BROOKSVILLE — Hernando residents could see more programs cut and some county employees may get pink slips in the coming weeks as the full impact of local government belt-tightening kicks in, officials are warning.
While the county was able to balance its budget the last few years by tapping reserve funds, those funds have been depleted and the county must make $5.2 million in cuts from the general fund in the coming months.
That's because the plan to build the budget also includes no new fees or increases in the property tax rate. Meanwhile, property values and the tax revenue they generate continue to fall.
"People have said that we spent like a drunken sailor, but we didn't spend the money. We socked it away. We set it aside to make up for revenue lost when values went down to keep up the services without raising taxes,'' said county budget manager George Zoettlein.
"We put it away for a rainy day, and it's rained for three years,'' he said. "Now that rainy day money is gone.''
The county leadership team met this week to identify which programs, expenses and employees could be cut. The County Commission will discuss those issues during a workshop May 3.

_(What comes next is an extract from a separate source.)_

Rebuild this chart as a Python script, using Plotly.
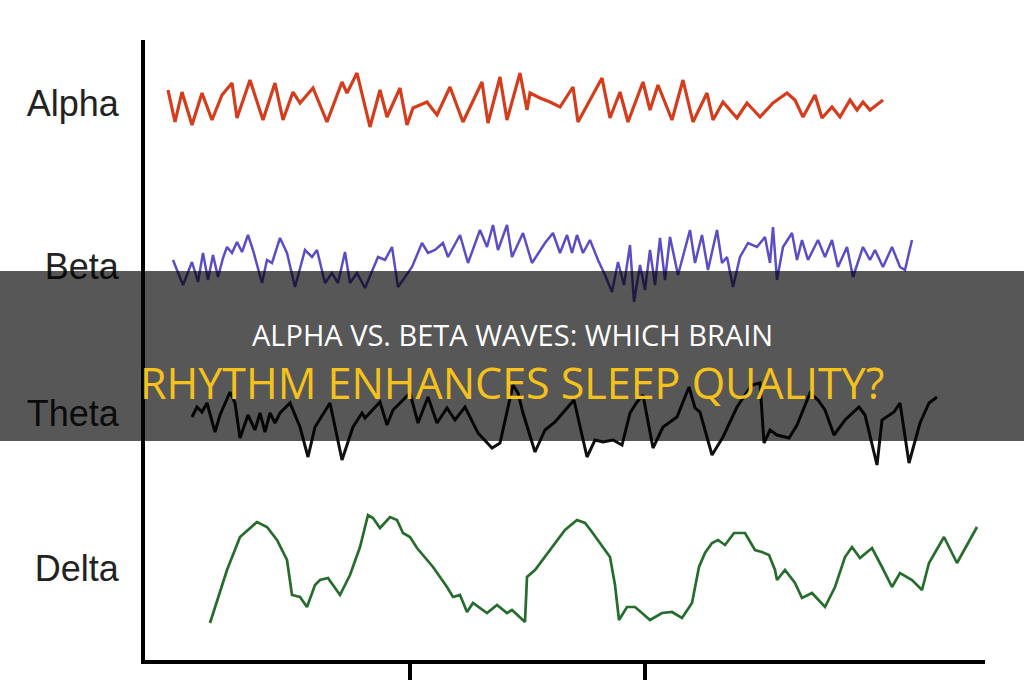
import plotly.graph_objects as go

# ---- data (x: time position, y: vertical trace position) ----
wave_names = ["Alpha", "Beta", "Theta", "Delta"]
label_pos = [103, 266, 413, 568]
time_ticks = [410, 645]

alpha_x = [168,175,182,192,202,212,222,232,237,250,263,275,283,293,300,313,327,342,347,357,
           370,380,387,400,407,413,427,437,450,463,482,488,500,507,520,527,530,540,550,560,
           573,578,590,602,610,620,628,643,650,658,672,683,693,707,713,723,737,747,760,773,
           787,795,803,815,822,832,840,850,857,863,870,883]
alpha_y = [90,122,92,125,93,120,95,83,118,80,120,83,120,92,103,88,122,82,93,73,
           127,90,117,88,125,108,102,115,87,122,82,123,77,120,73,110,93,98,102,107,
           87,122,100,78,118,92,122,82,110,85,120,80,122,93,120,102,118,103,117,103,
           93,100,117,95,118,107,117,100,110,102,110,100]

beta_x = [173,183,192,198,203,208,213,218,223,227,232,237,242,248,253,262,267,272,280,287,
          295,305,312,317,325,332,338,345,350,357,365,378,385,392,398,412,422,428,435,443,
          448,460,468,480,487,493,498,507,512,523,532,545,553,560,567,572,577,583,590,598,
          605,612,618,624,630,634,640,645,650,655,660,665,670,678,690,695,702,708,717,722,
          727,733,740,748,757,765,770,773,777,783,792,797,802,808,818,825,832,838,847,853,
          863,870,875,883,892,900,905,912]
beta_y = [260,285,262,282,253,280,255,277,258,247,253,242,252,235,250,283,260,263,238,253,
          287,250,257,250,283,273,283,252,283,273,288,257,260,247,287,267,243,253,250,243,
          257,235,263,230,247,225,250,225,257,233,263,243,233,253,235,253,235,253,240,260,
          275,292,262,285,245,302,265,290,250,285,238,280,237,275,230,263,235,270,230,263,
          257,287,257,243,247,237,263,227,280,247,233,260,240,260,240,257,240,267,247,277,
          247,260,250,267,247,267,270,240]

theta_x = [192,197,202,207,215,220,230,235,240,248,255,260,265,270,275,280,290,300,308,315,
           330,342,353,362,365,380,387,393,410,418,428,437,447,455,465,478,492,500,513,518,
           523,535,545,555,574,587,595,603,613,622,630,637,643,653,663,677,689,695,700,712,
           723,737,745,752,760,764,770,777,789,797,810,818,825,834,845,859,865,877,882,894,
           900,909,920,929,937]
theta_y = [417,407,412,403,432,415,392,403,438,415,430,413,432,413,423,413,403,427,457,427,
           403,460,427,413,418,402,425,410,393,423,397,423,408,420,407,433,448,443,385,393,
           413,452,430,422,400,457,440,442,440,445,413,402,395,448,427,417,387,408,412,455,
           437,407,395,385,383,443,430,435,438,425,393,400,410,435,420,407,415,465,420,412,
           403,463,423,403,397]

delta_x = [210,220,227,240,257,267,277,287,292,300,307,315,320,328,340,350,360,368,373,380,
           390,397,403,410,417,433,447,453,460,467,473,487,497,507,512,525,527,535,552,565,
           577,585,592,600,610,615,619,627,635,642,650,662,672,682,692,699,705,712,718,725,
           734,745,755,762,769,775,777,785,795,802,812,825,835,845,852,860,872,882,892,900,
           912,922,929,944,957,977]
delta_y = [623,592,570,537,522,527,540,560,595,597,607,585,580,578,595,575,547,515,518,528,
           517,520,533,537,548,567,587,597,595,612,603,613,605,613,610,622,577,570,547,530,
           520,523,532,543,557,585,620,607,607,613,620,613,612,618,603,567,553,543,540,545,
           533,533,550,552,555,570,580,570,583,598,593,607,587,557,547,558,548,567,587,573,
           580,590,563,537,563,527]

title_line1 = "ALPHA VS. BETA WAVES: WHICH BRAIN"
title_line2 = "RHYTHM ENHANCES SLEEP QUALITY?"

series = [
    (wave_names[0], alpha_x, alpha_y, "#d43c1c", 3.2),
    (wave_names[1], beta_x, beta_y, "#5a4ec6", 2.5),
    (wave_names[2], theta_x, theta_y, "#111111", 3.0),
    (wave_names[3], delta_x, delta_y, "#266c2d", 2.7),
]

fig = go.Figure()
for name, xs, ys, col, w in series:
    fig.add_trace(go.Scatter(x=xs, y=ys, mode="lines", name=name,
                             line=dict(color=col, width=w), hoverinfo="skip"))

W, H = 1024, 680
ml, mr, mt, mb = 145, 39, 40, 20
pw = W - ml - mr

fig.update_layout(
    width=W, height=H,
    margin=dict(l=ml, r=mr, t=mt, b=mb, pad=0),
    paper_bgcolor="white", plot_bgcolor="white",
    showlegend=False,
    xaxis=dict(range=[145, 985], showgrid=False, zeroline=False, automargin=False,
               showline=True, linecolor="black", linewidth=4,
               tickvals=time_ticks, ticks="outside", ticklen=20, tickwidth=4,
               tickcolor="black", showticklabels=False, fixedrange=True),
    yaxis=dict(range=[660, 40], showgrid=False, zeroline=False, automargin=False,
               showline=True, linecolor="black", linewidth=4,
               tickvals=label_pos, ticktext=wave_names,
               ticks="outside", ticklen=15, tickcolor="rgba(0,0,0,0)",
               tickfont=dict(family="Liberation Sans, Arial", size=36, color="#222222"),
               fixedrange=True),
    shapes=[dict(type="rect", xref="paper", yref="y",
                 x0=-ml / pw, x1=(W - ml) / pw, y0=271, y1=441,
                 fillcolor="rgba(0,0,0,0.66)", line=dict(width=0), layer="above")],
    annotations=[
        dict(text=title_line1, xref="paper", yref="y", x=(512 - ml) / pw, y=334,
             xanchor="center", yanchor="middle", showarrow=False,
             font=dict(family="Open Sans", size=29, color="white")),
        dict(text=title_line2, xref="paper", yref="y", x=(512 - ml) / pw, y=382,
             xanchor="center", yanchor="middle", showarrow=False,
             font=dict(family="Open Sans", size=43, color="#f5c21b")),
    ],
)

fig.write_html("out.html", config={"displayModeBar": False})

County Administrator David Hamilton's budget calendar notes that the first round of layoff notices could go out as early as May with a possible second round in the July. Reducing staff, like any other budget issue, is the decision of the County Commission.
Hamilton shared some details with the board last week. In a memo, he explained that, with the cushion gone, the county is looking to cut $2,774,539 from board departments. As of last week, nearly $1 million in cuts had been identified in areas that would not be detrimental to core county services.
The remaining $2,442,461 of the $5.2 million total shortfall will have to be cut by the constitutional officers, including the sheriff and the clerk of the Circuit Court, he said.
In the past, the county did not dictate a set amount for the constitutional officers to cut. This year, without a reserve cushion, those officers will have to cut deeper, Zoettlein said. The exact amounts will be distributed in the coming days.
Hamilton told commissioners last week that county staffers are several months ahead of schedule on the budget, which is ultimately approved each September with the fiscal year starting Oct. 1. Zoettlein noted that the county won't get the budgets of constitutional officers or early property value information until June 1, so the true picture won't be clear until then.
In his memo, Hamilton noted his goal was to use reserves over a period of years and hope that economic conditions would improve before the reserves ran out, but that has not happened and doesn't look likely in the next few years.
Thus, he wrote, "We have approached this year's budget on a more aggressive and certain footing of applying significant reductions to our initial budget presentations.''
Among the moves to be considered are potential staff reductions and the reality that "the sooner we take action to reduce expenditures, the greater the savings.''
With plans to bring the commission a balanced budget earlier than in previous years, Hamilton said he was setting aside time for larger issue discussions as the budget deadline draws close.
One of those issues is how to handle the cash that's carried forward from one budget to the next, an issue that grew into a controversy several weeks ago when an additional $37 million was added to the budget midway through the fiscal year, a nearly 11 percent increase in the total budget amount.
Another issue set for discussion later in the process is the cost of county employee benefits and possibly cutting those benefits. For unionized employees, those cuts would be negotiable. The county's contribution to the cost of health insurance, the pay-out amount for unused paid time off for some employees, and employee holidays are some of the areas that could be targeted for trimming.
The first contract negotiation session for this year is set for next week.
Separate from the general fund, another county fund has also struggled. Over the last several years, the utilities department has been more than cut in half. In the solid waste division, the staff has been slashed from 55 to 26, environmental services Director Joe Stapf said.
While there was talk several years ago of increasing the annual solid waste assessment from the $63.05 billed each residential property owner annually, that idea was rejected and cuts put in place instead.
In recent weeks, Stapf said there was concern that the rate would have to increase by $3 to $4 per property in the coming year because state environmental regulators had decided Hernando County needed to put more money aside to close and maintain the landfill into the future as the county was renewing its permission for the construction and debris portion of the landfill.
Stapf said he couldn't see asking residents to pay more money just so that the county can set it aside as a reserve when there are already millions of dollars set aside in the utility accounts for that very purpose.
On a recent visit to Tallahassee, commission Chairman Jim Adkins spoke with Gov. Rick Scott about the issue. This week he got word that the rule would be changed allowing Hernando to avoid setting extra dollars aside for the closure fund.
Stapf said the requirement is waived if a county regularly monitors the groundwater and has no history of existing contamination. Hernando fits those conditions, he said.